— begin Information provided —
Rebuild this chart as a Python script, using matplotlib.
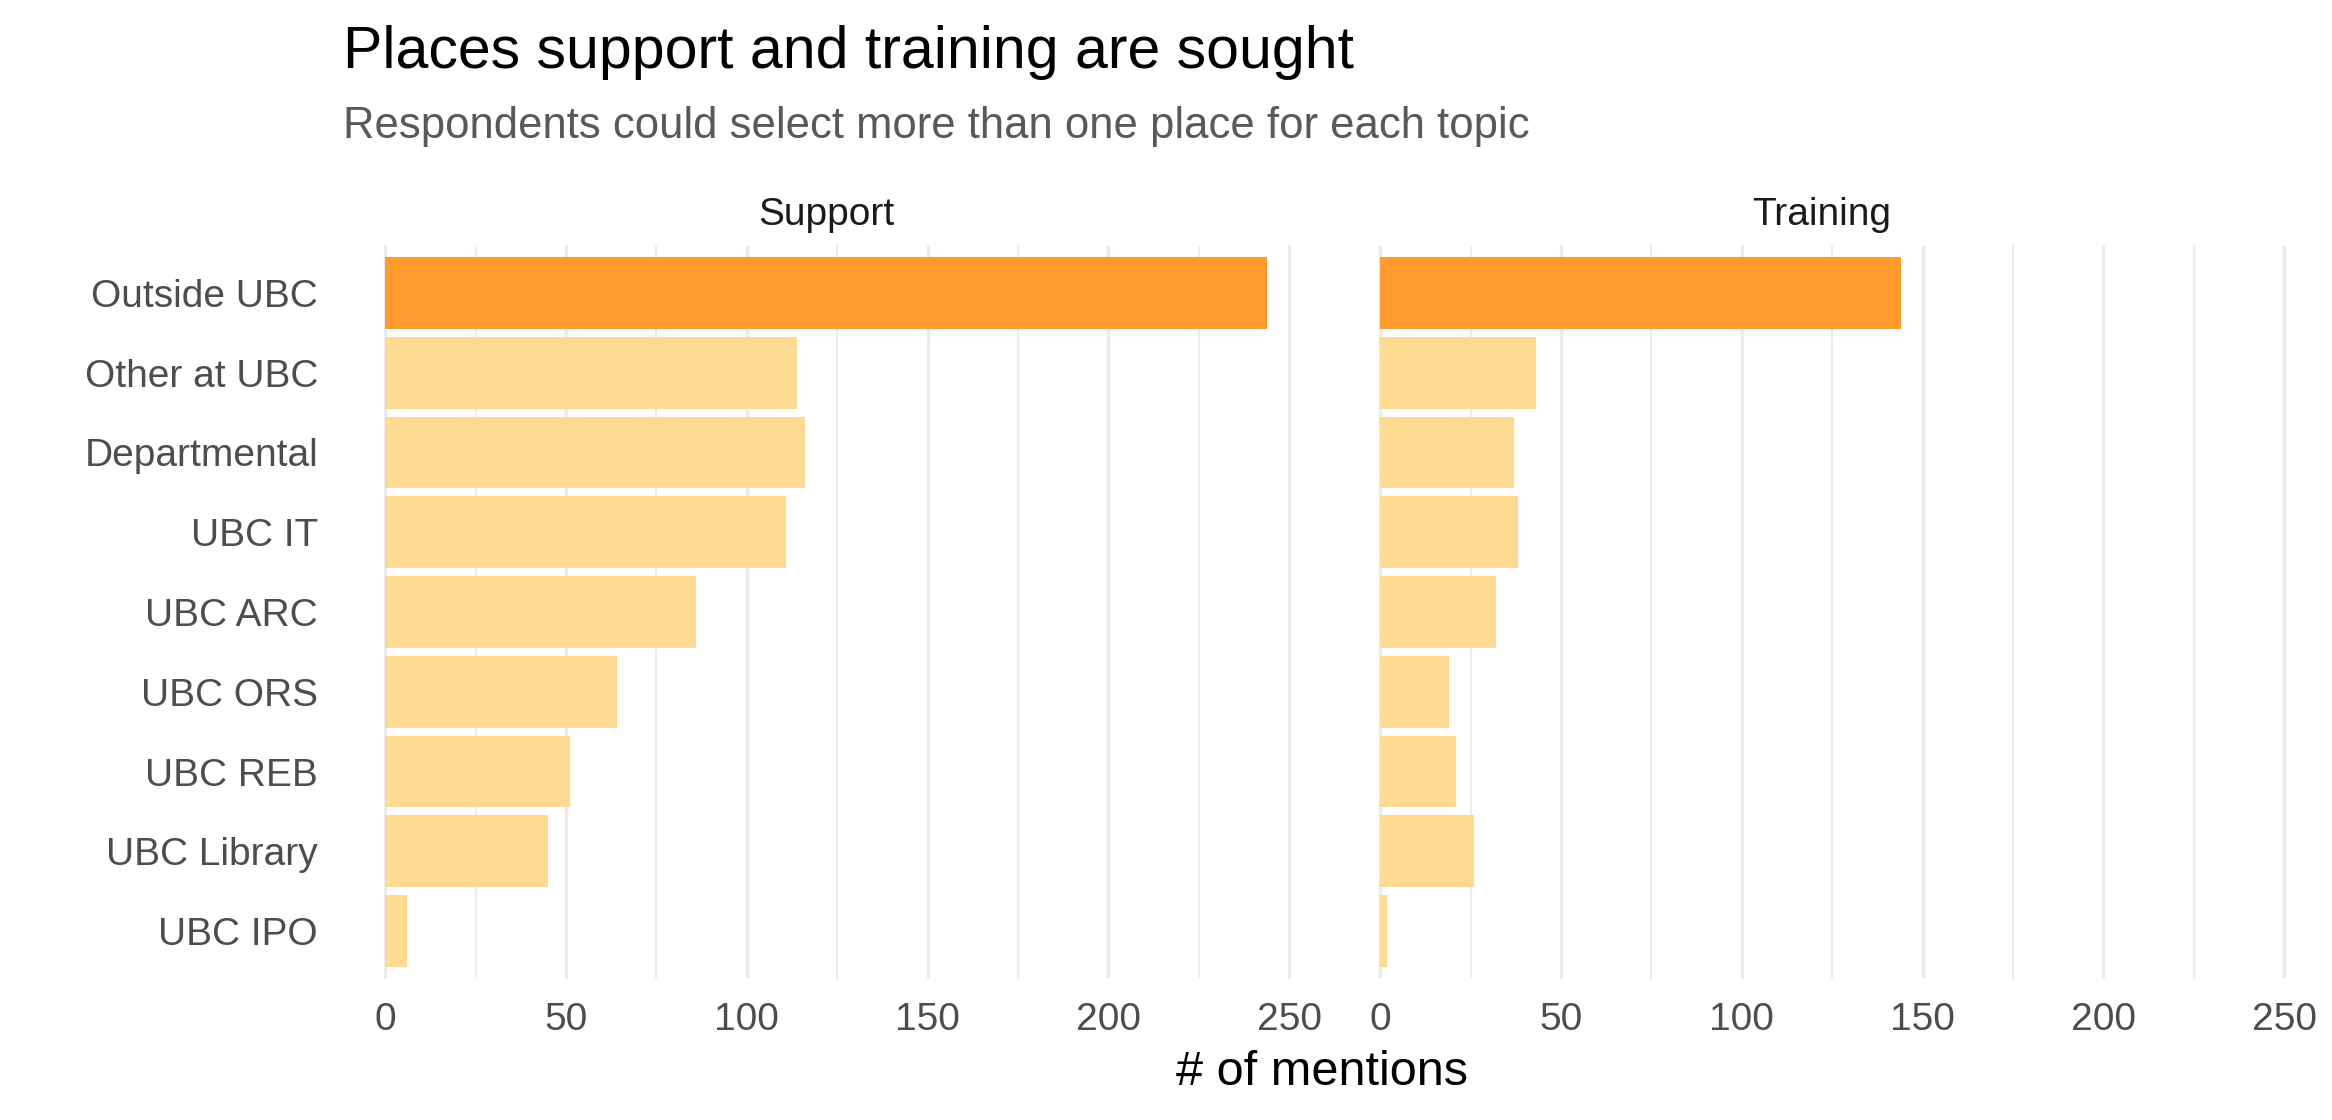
import matplotlib
matplotlib.use("Agg")
import matplotlib.pyplot as plt
import numpy as np

plt.rcParams["font.family"] = ["Liberation Sans", "DejaVu Sans"]

# data
places = ["Outside UBC", "Other at UBC", "Departmental", "UBC IT", "UBC ARC",
          "UBC ORS", "UBC REB", "UBC Library", "UBC IPO"]
support = [244, 114, 116, 111, 86, 64, 51, 45, 6]
training = [144, 43, 37, 38, 32, 19, 21, 26, 2]
highlight = ["Outside UBC"]
facets = ["Support", "Training"]
major_ticks = [0, 50, 100, 150, 200, 250]
minor_ticks = [25, 75, 125, 175, 225]

HI_COLOR = "#FE9A2E"
LO_COLOR = "#FDD991"
GRID = "#EBEBEB"

W, H = 2332, 1120
fig = plt.figure(figsize=(W / 100, H / 100), dpi=100)

xmax = max(max(support), max(training))
pad = 0.05 * xmax
xlim = (-pad, xmax + pad)
px_per_unit = 3.616
panel_w = (xlim[1] - xlim[0]) * px_per_unit
panel_top, panel_bot = 245, 979
lefts = [341, 1336]

ypos = np.arange(len(places))[::-1] + 1
colors = [HI_COLOR if p in highlight else LO_COLOR for p in places]

axes = []
for i, (name, vals) in enumerate(zip(facets, [support, training])):
    ax = fig.add_axes([lefts[i] / W, 1 - panel_bot / H, panel_w / W,
                       (panel_bot - panel_top) / H])
    ax.barh(ypos, vals, height=0.9, color=colors, zorder=2)
    ax.set_xlim(*xlim)
    ax.set_ylim(0.4, len(places) + 0.6)
    ax.set_xticks(major_ticks)
    ax.set_xticks(minor_ticks, minor=True)
    ax.grid(axis="x", which="major", color=GRID, linewidth=2.4, zorder=0)
    ax.grid(axis="x", which="minor", color=GRID, linewidth=1.3, zorder=0)
    ax.set_axisbelow(True)
    for s in ax.spines.values():
        s.set_visible(False)
    ax.tick_params(axis="both", which="both", length=0)
    ax.tick_params(axis="x", pad=16.5, labelsize=28, labelcolor="#4D4D4D")
    ax.set_yticks(ypos)
    if i == 0:
        ax.set_yticklabels(places)
        ax.tick_params(axis="y", pad=16.5, labelsize=28, labelcolor="#4D4D4D")
    else:
        ax.set_yticklabels([])
    ax.text(0.5, 1 + (panel_top - 225) / (panel_bot - panel_top), name,
            transform=ax.transAxes, ha="center", va="baseline",
            fontsize=28, color="#1A1A1A")
    axes.append(ax)

fig.text(343 / W, 1 - 68.3 / H, "Places support and training are sought",
         ha="left", va="baseline", fontsize=42.5, color="black")
fig.text(343 / W, 1 - 138.3 / H, "Respondents could select more than one place for each topic",
         ha="left", va="baseline", fontsize=31.4, color="#595959")
fig.text(1322 / W, 1 - 1085 / H, "# of mentions", ha="center", va="baseline",
         fontsize=35, color="black")

fig.savefig("out.png", dpi=100, facecolor="white")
— end Information provided —
#### Exercise aim:
Give an exact copy of the material, leaving out every picture.

#### Worked solution:
Rebuild this chart as a Python script, using matplotlib.
import matplotlib
matplotlib.use("Agg")
import matplotlib.pyplot as plt
import numpy as np

plt.rcParams["font.family"] = ["Liberation Sans", "DejaVu Sans"]

# data
places = ["Outside UBC", "Other at UBC", "Departmental", "UBC IT", "UBC ARC",
          "UBC ORS", "UBC REB", "UBC Library", "UBC IPO"]
support = [244, 114, 116, 111, 86, 64, 51, 45, 6]
training = [144, 43, 37, 38, 32, 19, 21, 26, 2]
highlight = ["Outside UBC"]
facets = ["Support", "Training"]
major_ticks = [0, 50, 100, 150, 200, 250]
minor_ticks = [25, 75, 125, 175, 225]

HI_COLOR = "#FE9A2E"
LO_COLOR = "#FDD991"
GRID = "#EBEBEB"

W, H = 2332, 1120
fig = plt.figure(figsize=(W / 100, H / 100), dpi=100)

xmax = max(max(support), max(training))
pad = 0.05 * xmax
xlim = (-pad, xmax + pad)
px_per_unit = 3.616
panel_w = (xlim[1] - xlim[0]) * px_per_unit
panel_top, panel_bot = 245, 979
lefts = [341, 1336]

ypos = np.arange(len(places))[::-1] + 1
colors = [HI_COLOR if p in highlight else LO_COLOR for p in places]

axes = []
for i, (name, vals) in enumerate(zip(facets, [support, training])):
    ax = fig.add_axes([lefts[i] / W, 1 - panel_bot / H, panel_w / W,
                       (panel_bot - panel_top) / H])
    ax.barh(ypos, vals, height=0.9, color=colors, zorder=2)
    ax.set_xlim(*xlim)
    ax.set_ylim(0.4, len(places) + 0.6)
    ax.set_xticks(major_ticks)
    ax.set_xticks(minor_ticks, minor=True)
    ax.grid(axis="x", which="major", color=GRID, linewidth=2.4, zorder=0)
    ax.grid(axis="x", which="minor", color=GRID, linewidth=1.3, zorder=0)
    ax.set_axisbelow(True)
    for s in ax.spines.values():
        s.set_visible(False)
    ax.tick_params(axis="both", which="both", length=0)
    ax.tick_params(axis="x", pad=16.5, labelsize=28, labelcolor="#4D4D4D")
    ax.set_yticks(ypos)
    if i == 0:
        ax.set_yticklabels(places)
        ax.tick_params(axis="y", pad=16.5, labelsize=28, labelcolor="#4D4D4D")
    else:
        ax.set_yticklabels([])
    ax.text(0.5, 1 + (panel_top - 225) / (panel_bot - panel_top), name,
            transform=ax.transAxes, ha="center", va="baseline",
            fontsize=28, color="#1A1A1A")
    axes.append(ax)

fig.text(343 / W, 1 - 68.3 / H, "Places support and training are sought",
         ha="left", va="baseline", fontsize=42.5, color="black")
fig.text(343 / W, 1 - 138.3 / H, "Respondents could select more than one place for each topic",
         ha="left", va="baseline", fontsize=31.4, color="#595959")
fig.text(1322 / W, 1 - 1085 / H, "# of mentions", ha="center", va="baseline",
         fontsize=35, color="black")

fig.savefig("out.png", dpi=100, facecolor="white")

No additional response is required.